═══ The input

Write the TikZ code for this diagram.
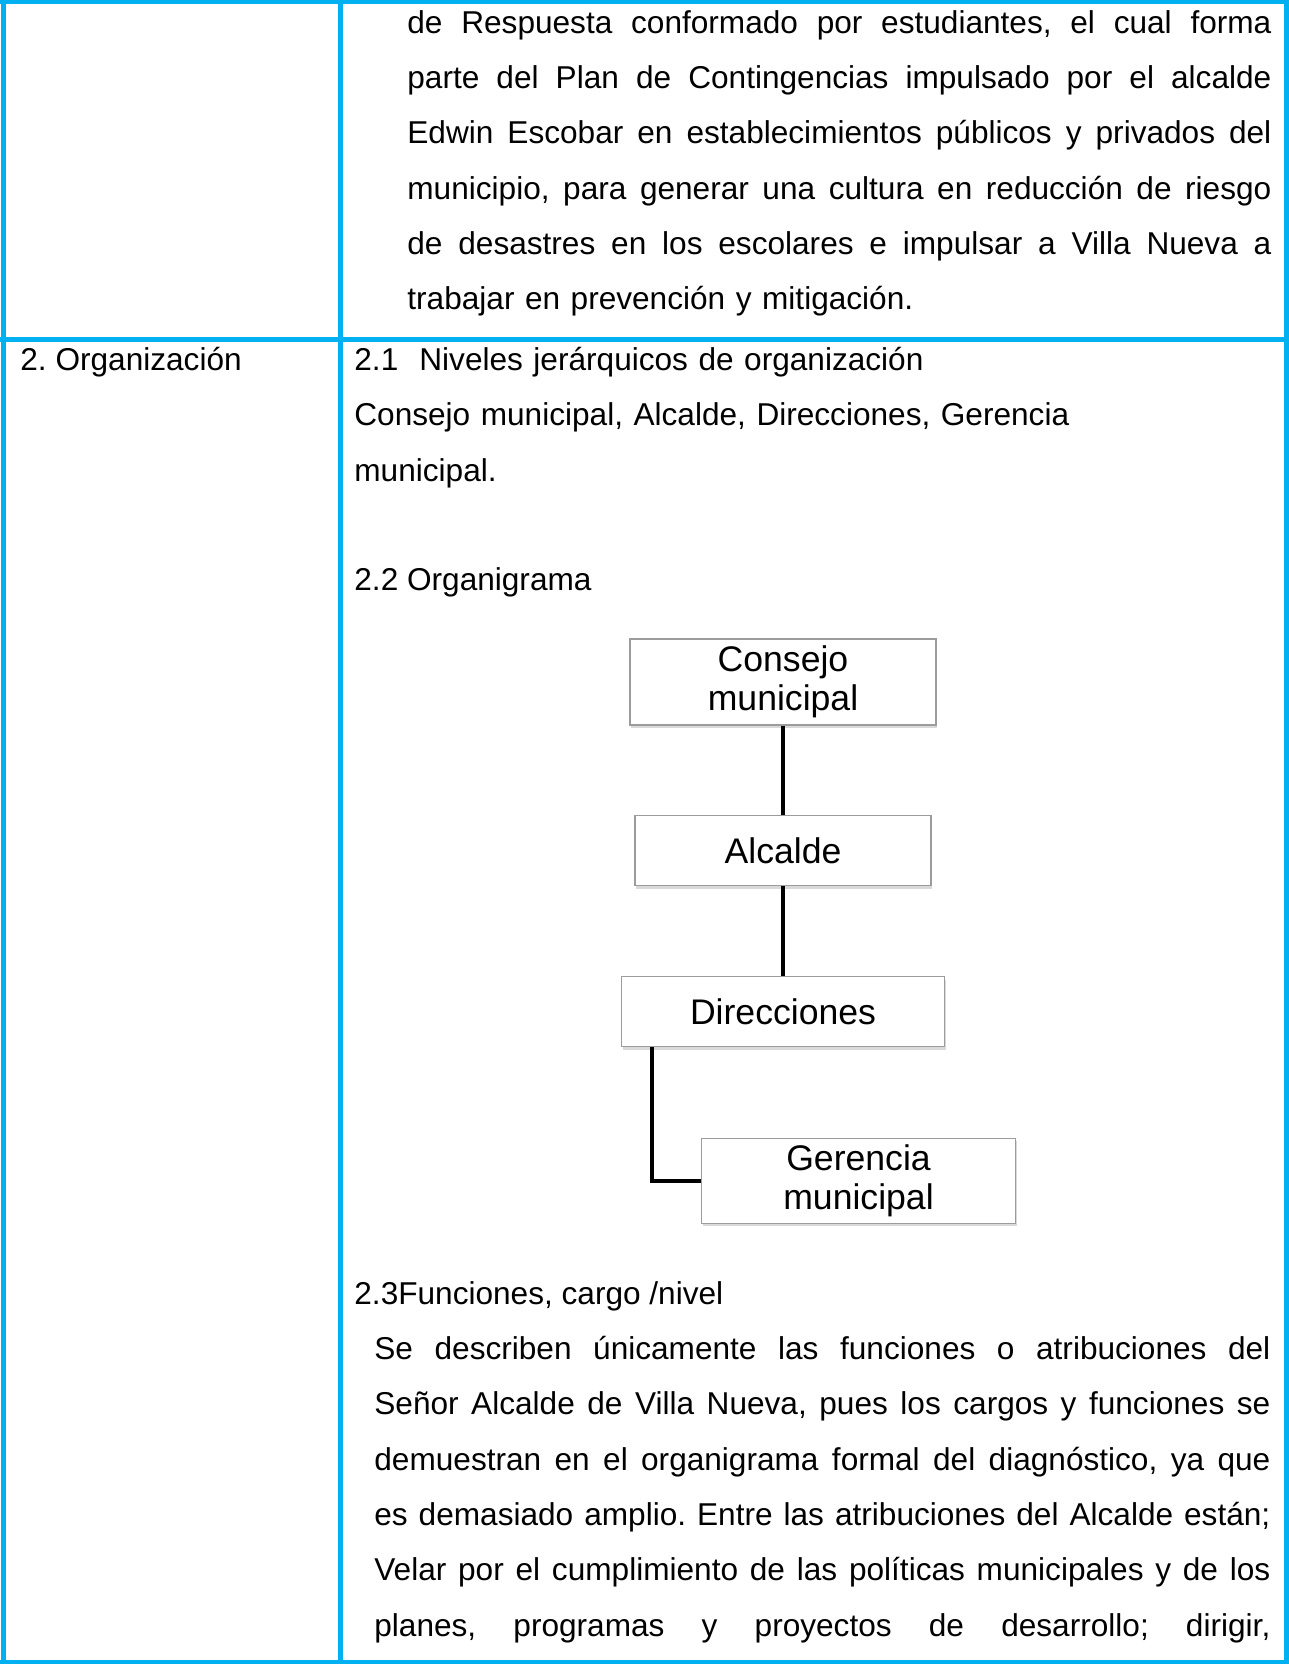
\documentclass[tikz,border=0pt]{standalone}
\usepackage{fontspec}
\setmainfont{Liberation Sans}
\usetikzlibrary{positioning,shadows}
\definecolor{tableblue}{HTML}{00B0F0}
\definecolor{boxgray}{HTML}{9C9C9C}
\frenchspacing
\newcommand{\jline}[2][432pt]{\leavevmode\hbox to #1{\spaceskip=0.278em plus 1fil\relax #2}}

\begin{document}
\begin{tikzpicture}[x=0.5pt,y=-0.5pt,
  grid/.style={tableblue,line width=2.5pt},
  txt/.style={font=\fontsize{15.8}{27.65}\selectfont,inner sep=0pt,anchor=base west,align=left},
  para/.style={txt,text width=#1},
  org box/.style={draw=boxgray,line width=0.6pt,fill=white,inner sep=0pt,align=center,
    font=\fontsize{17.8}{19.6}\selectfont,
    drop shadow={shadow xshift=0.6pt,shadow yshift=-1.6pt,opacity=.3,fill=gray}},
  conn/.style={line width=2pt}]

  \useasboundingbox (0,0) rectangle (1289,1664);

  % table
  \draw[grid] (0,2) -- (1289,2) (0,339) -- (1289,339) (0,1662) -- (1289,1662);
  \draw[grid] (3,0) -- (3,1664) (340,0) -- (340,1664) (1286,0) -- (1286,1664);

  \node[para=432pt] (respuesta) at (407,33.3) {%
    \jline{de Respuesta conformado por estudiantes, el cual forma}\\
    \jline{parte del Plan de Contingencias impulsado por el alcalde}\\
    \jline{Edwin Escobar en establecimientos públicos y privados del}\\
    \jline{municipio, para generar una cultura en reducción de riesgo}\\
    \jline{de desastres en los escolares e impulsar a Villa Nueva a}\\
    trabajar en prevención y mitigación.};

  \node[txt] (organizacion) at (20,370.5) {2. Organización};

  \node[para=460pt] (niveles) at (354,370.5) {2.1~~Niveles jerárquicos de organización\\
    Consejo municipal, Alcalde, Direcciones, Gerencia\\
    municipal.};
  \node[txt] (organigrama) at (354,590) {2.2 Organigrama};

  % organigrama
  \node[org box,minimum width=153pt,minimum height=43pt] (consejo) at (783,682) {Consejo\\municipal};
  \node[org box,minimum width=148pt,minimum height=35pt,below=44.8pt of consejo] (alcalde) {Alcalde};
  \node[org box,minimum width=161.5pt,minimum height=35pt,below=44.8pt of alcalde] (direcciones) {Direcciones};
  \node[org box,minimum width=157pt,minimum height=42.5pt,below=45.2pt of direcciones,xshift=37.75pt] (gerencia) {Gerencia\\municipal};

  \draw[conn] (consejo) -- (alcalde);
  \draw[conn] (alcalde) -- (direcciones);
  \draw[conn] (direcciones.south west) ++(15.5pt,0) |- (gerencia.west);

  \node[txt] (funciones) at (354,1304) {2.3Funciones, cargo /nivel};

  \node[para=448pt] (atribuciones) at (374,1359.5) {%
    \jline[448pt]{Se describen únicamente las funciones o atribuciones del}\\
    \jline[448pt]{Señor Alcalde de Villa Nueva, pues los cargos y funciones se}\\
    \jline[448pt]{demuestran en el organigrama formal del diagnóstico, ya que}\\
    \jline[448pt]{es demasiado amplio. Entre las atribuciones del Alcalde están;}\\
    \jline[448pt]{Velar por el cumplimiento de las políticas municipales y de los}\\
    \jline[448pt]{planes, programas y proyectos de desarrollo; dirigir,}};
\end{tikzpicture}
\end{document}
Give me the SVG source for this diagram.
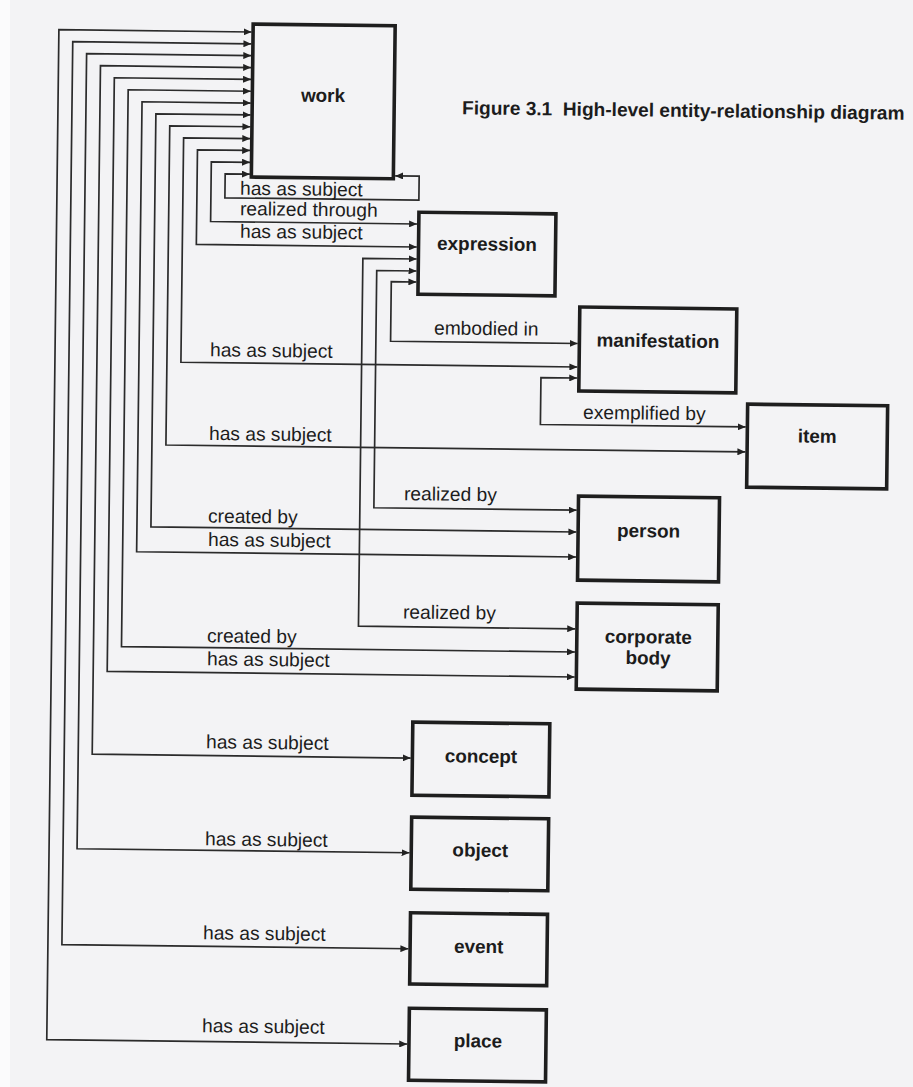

══════

● Exercise aim
An exact transcription of all the entries is required, without the pictures.

● Result of the exercise
Write the TikZ code for this diagram.
\documentclass[tikz,border=0pt]{standalone}
\usepackage{fontspec}
\setmainfont{Liberation Sans}
\usetikzlibrary{positioning,shadows}
\definecolor{tableblue}{HTML}{00B0F0}
\definecolor{boxgray}{HTML}{9C9C9C}
\frenchspacing
\newcommand{\jline}[2][432pt]{\leavevmode\hbox to #1{\spaceskip=0.278em plus 1fil\relax #2}}

\begin{document}
\begin{tikzpicture}[x=0.5pt,y=-0.5pt,
  grid/.style={tableblue,line width=2.5pt},
  txt/.style={font=\fontsize{15.8}{27.65}\selectfont,inner sep=0pt,anchor=base west,align=left},
  para/.style={txt,text width=#1},
  org box/.style={draw=boxgray,line width=0.6pt,fill=white,inner sep=0pt,align=center,
    font=\fontsize{17.8}{19.6}\selectfont,
    drop shadow={shadow xshift=0.6pt,shadow yshift=-1.6pt,opacity=.3,fill=gray}},
  conn/.style={line width=2pt}]

  \useasboundingbox (0,0) rectangle (1289,1664);

  % table
  \draw[grid] (0,2) -- (1289,2) (0,339) -- (1289,339) (0,1662) -- (1289,1662);
  \draw[grid] (3,0) -- (3,1664) (340,0) -- (340,1664) (1286,0) -- (1286,1664);

  \node[para=432pt] (respuesta) at (407,33.3) {%
    \jline{de Respuesta conformado por estudiantes, el cual forma}\\
    \jline{parte del Plan de Contingencias impulsado por el alcalde}\\
    \jline{Edwin Escobar en establecimientos públicos y privados del}\\
    \jline{municipio, para generar una cultura en reducción de riesgo}\\
    \jline{de desastres en los escolares e impulsar a Villa Nueva a}\\
    trabajar en prevención y mitigación.};

  \node[txt] (organizacion) at (20,370.5) {2. Organización};

  \node[para=460pt] (niveles) at (354,370.5) {2.1~~Niveles jerárquicos de organización\\
    Consejo municipal, Alcalde, Direcciones, Gerencia\\
    municipal.};
  \node[txt] (organigrama) at (354,590) {2.2 Organigrama};

  % organigrama
  \node[org box,minimum width=153pt,minimum height=43pt] (consejo) at (783,682) {Consejo\\municipal};
  \node[org box,minimum width=148pt,minimum height=35pt,below=44.8pt of consejo] (alcalde) {Alcalde};
  \node[org box,minimum width=161.5pt,minimum height=35pt,below=44.8pt of alcalde] (direcciones) {Direcciones};
  \node[org box,minimum width=157pt,minimum height=42.5pt,below=45.2pt of direcciones,xshift=37.75pt] (gerencia) {Gerencia\\municipal};

  \draw[conn] (consejo) -- (alcalde);
  \draw[conn] (alcalde) -- (direcciones);
  \draw[conn] (direcciones.south west) ++(15.5pt,0) |- (gerencia.west);

  \node[txt] (funciones) at (354,1304) {2.3Funciones, cargo /nivel};

  \node[para=448pt] (atribuciones) at (374,1359.5) {%
    \jline[448pt]{Se describen únicamente las funciones o atribuciones del}\\
    \jline[448pt]{Señor Alcalde de Villa Nueva, pues los cargos y funciones se}\\
    \jline[448pt]{demuestran en el organigrama formal del diagnóstico, ya que}\\
    \jline[448pt]{es demasiado amplio. Entre las atribuciones del Alcalde están;}\\
    \jline[448pt]{Velar por el cumplimiento de las políticas municipales y de los}\\
    \jline[448pt]{planes, programas y proyectos de desarrollo; dirigir,}};
\end{tikzpicture}
\end{document}
Give me the SVG source for this diagram.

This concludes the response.